◆ MATERIAL PROVIDED
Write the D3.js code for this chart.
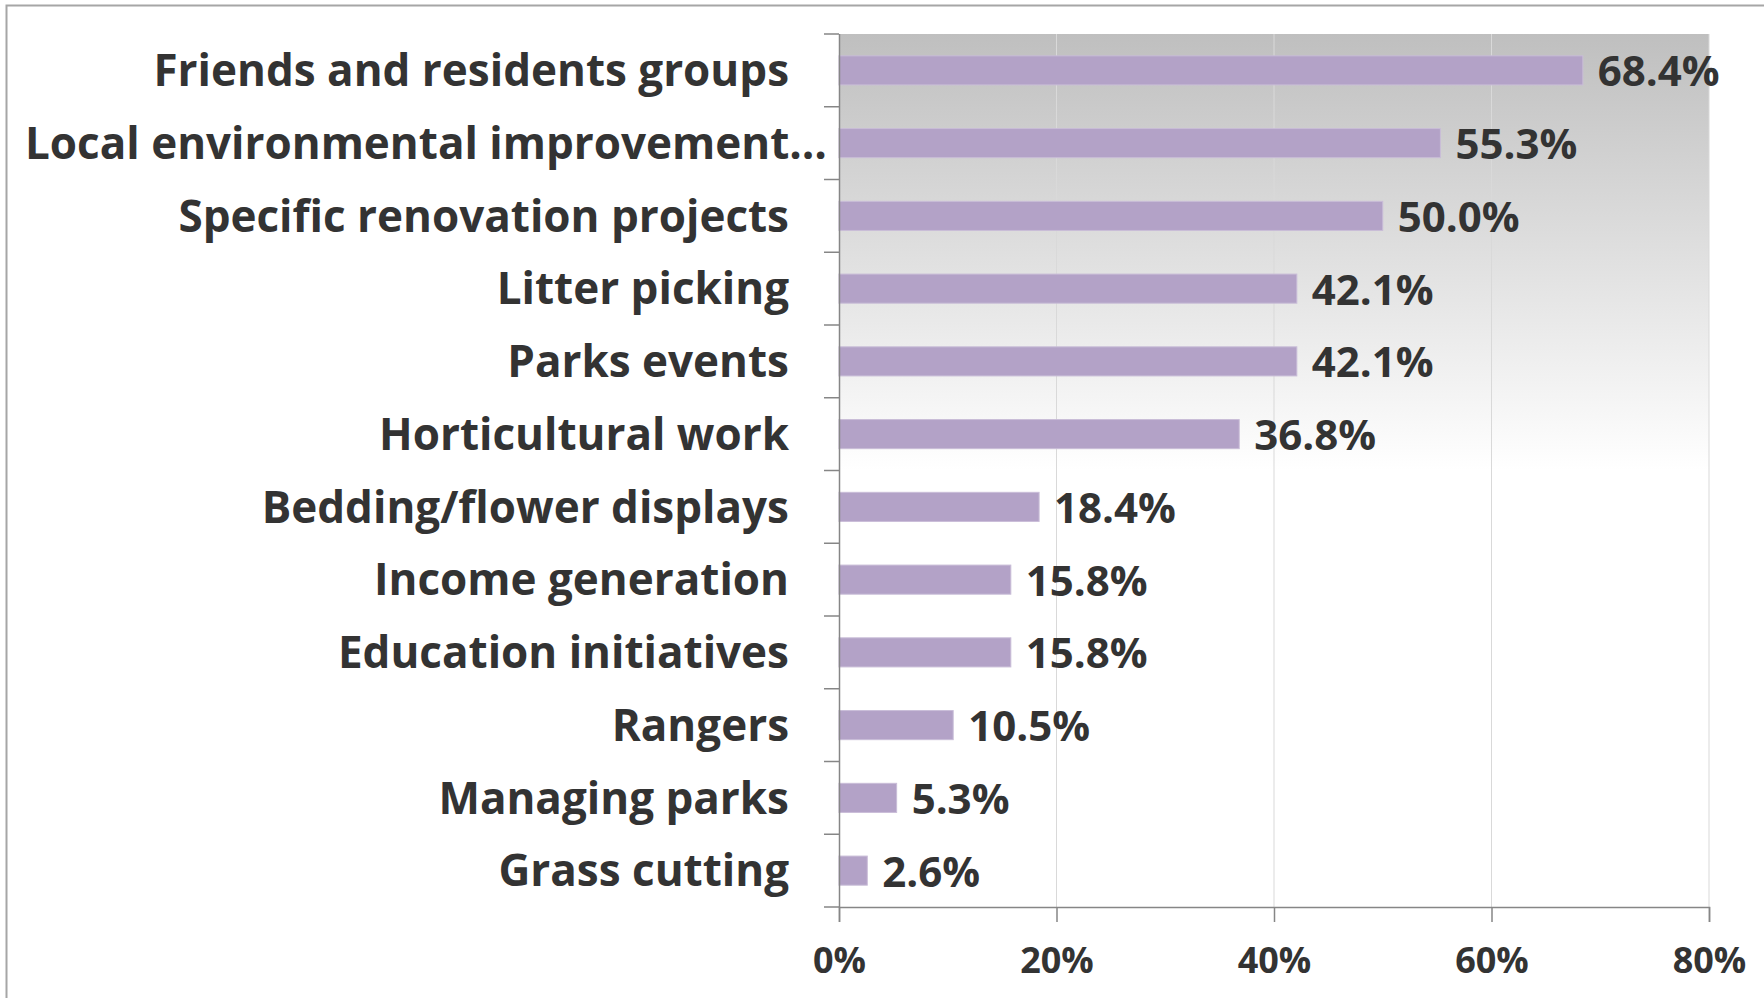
<!DOCTYPE html>
<html>
<head>
<meta charset="utf-8">
<script src="https://cdn.jsdelivr.net/npm/d3@7"></script>
<style>
  body { margin: 0; background: #fff; }
  svg { display: block; }
  text { font-family: "Open Sans", Lato, sans-serif; font-weight: bold; fill: #333; }
</style>
</head>
<body>
<svg width="1764" height="998"></svg>
<script>
// categories top to bottom
var categories = [
  "Friends and residents groups",
  "Local environmental improvement…",
  "Specific renovation projects",
  "Litter picking",
  "Parks events",
  "Horticultural work",
  "Bedding/flower displays",
  "Income generation",
  "Education initiatives",
  "Rangers",
  "Managing parks",
  "Grass cutting"
];
var values = [68.4, 55.3, 50.0, 42.1, 42.1, 36.8, 18.4, 15.8, 15.8, 10.5, 5.3, 2.6];
var xTicks = [0, 20, 40, 60, 80];

var svg = d3.select("svg"),
    width = +svg.attr("width"),
    height = +svg.attr("height");

var margin = {top: 34, right: 55, bottom: 91, left: 839};
var innerW = width - margin.left - margin.right,
    innerH = height - margin.top - margin.bottom;

// outer chart border (only top and left visible)
svg.append("rect")
  .attr("x", 6.5).attr("y", 5.5)
  .attr("width", width + 20).attr("height", height + 20)
  .attr("fill", "none")
  .attr("stroke", "#a6a6a6")
  .attr("stroke-width", 2);

var defs = svg.append("defs");
var grad = defs.append("linearGradient")
  .attr("id", "bg").attr("x1", 0).attr("y1", 0).attr("x2", 0).attr("y2", 1);
grad.append("stop").attr("offset", "0%").attr("stop-color", "#bfbfbf");
grad.append("stop").attr("offset", "50%").attr("stop-color", "#ffffff");

var g = svg.append("g").attr("transform", "translate(" + margin.left + "," + margin.top + ")");

var x = d3.scaleLinear().domain([0, 80]).range([0, innerW]);
var y = d3.scaleBand().domain(categories).range([0, innerH]).paddingInner(0.6).paddingOuter(0.3);

g.append("rect")
  .attr("width", innerW).attr("height", innerH)
  .attr("fill", "url(#bg)");

// gridlines
g.append("g")
  .selectAll("line")
  .data(xTicks.slice(1))
  .enter().append("line")
    .attr("x1", function(d) { return x(d); })
    .attr("x2", function(d) { return x(d); })
    .attr("y1", 0).attr("y2", innerH)
    .attr("stroke", "#d9d9d9")
    .attr("stroke-width", 1);

// bars
g.append("g")
  .selectAll("rect")
  .data(values)
  .enter().append("rect")
    .attr("x", 0)
    .attr("y", function(d, i) { return y(categories[i]); })
    .attr("width", function(d) { return x(d); })
    .attr("height", y.bandwidth())
    .attr("fill", "#b3a2c7")
    .attr("stroke", "#c9bdd8")
    .attr("stroke-width", 1);

// value labels
g.append("g")
  .selectAll("text")
  .data(values)
  .enter().append("text")
    .attr("x", function(d) { return x(d) + 15; })
    .attr("y", function(d, i) { return y(categories[i]) + y.bandwidth() / 2; })
    .attr("dy", "0.38em")
    .attr("font-size", 42)
    .text(function(d) { return d.toFixed(1) + "%"; });

// category labels, right aligned; a label too long for the space starts at the left edge
var labelLeft = 25 - margin.left;
g.append("g")
  .selectAll("text")
  .data(categories)
  .enter().append("text")
    .attr("x", -50)
    .attr("y", function(d) { return y(d) + y.bandwidth() / 2; })
    .attr("dy", "0.36em")
    .attr("text-anchor", "end")
    .attr("font-size", 44)
    .text(function(d) { return d; })
    .each(function() {
      var w = this.getComputedTextLength();
      if (-50 - w < labelLeft) {
        d3.select(this).attr("text-anchor", "start").attr("x", labelLeft);
      }
    });

// left axis with boundary ticks
var step = innerH / categories.length;
var yAxis = g.append("g");
yAxis.append("line")
  .attr("x1", 0.5).attr("x2", 0.5).attr("y1", 0).attr("y2", innerH)
  .attr("stroke", "#868686").attr("stroke-width", 1.5);
yAxis.selectAll("line.tick")
  .data(d3.range(categories.length + 1))
  .enter().append("line")
    .attr("class", "tick")
    .attr("x1", -15).attr("x2", 0)
    .attr("y1", function(d) { return d * step; })
    .attr("y2", function(d) { return d * step; })
    .attr("stroke", "#868686").attr("stroke-width", 1.5);

// bottom axis
var xAxis = g.append("g").attr("transform", "translate(0," + innerH + ")")
  .call(d3.axisBottom(x).tickValues(xTicks).tickSize(15).tickPadding(25)
    .tickFormat(function(d) { return d + "%"; }));
xAxis.select(".domain").attr("stroke", "#868686").attr("stroke-width", 1.5);
xAxis.selectAll(".tick line").attr("stroke", "#868686").attr("stroke-width", 1.5);
xAxis.selectAll(".tick text")
  .attr("font-size", 36)
  .attr("font-family", "'Open Sans', sans-serif")
  .attr("fill", "#333");
</script>
</body>
</html>
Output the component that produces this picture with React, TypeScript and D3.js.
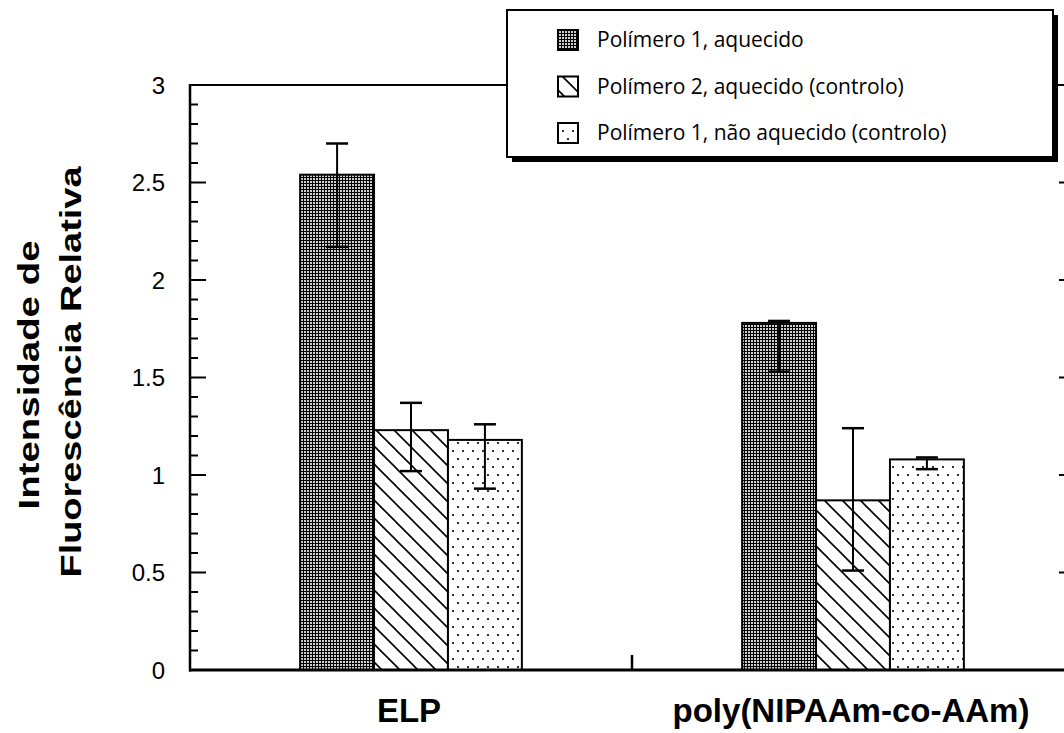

◆ WHAT TO WORK ON
Show the lines that mention the word "with".

◆ RESULT OF THE EXERCISE
// left axis with boundary ticks
Output the component that produces this picture with React, TypeScript and D3.js.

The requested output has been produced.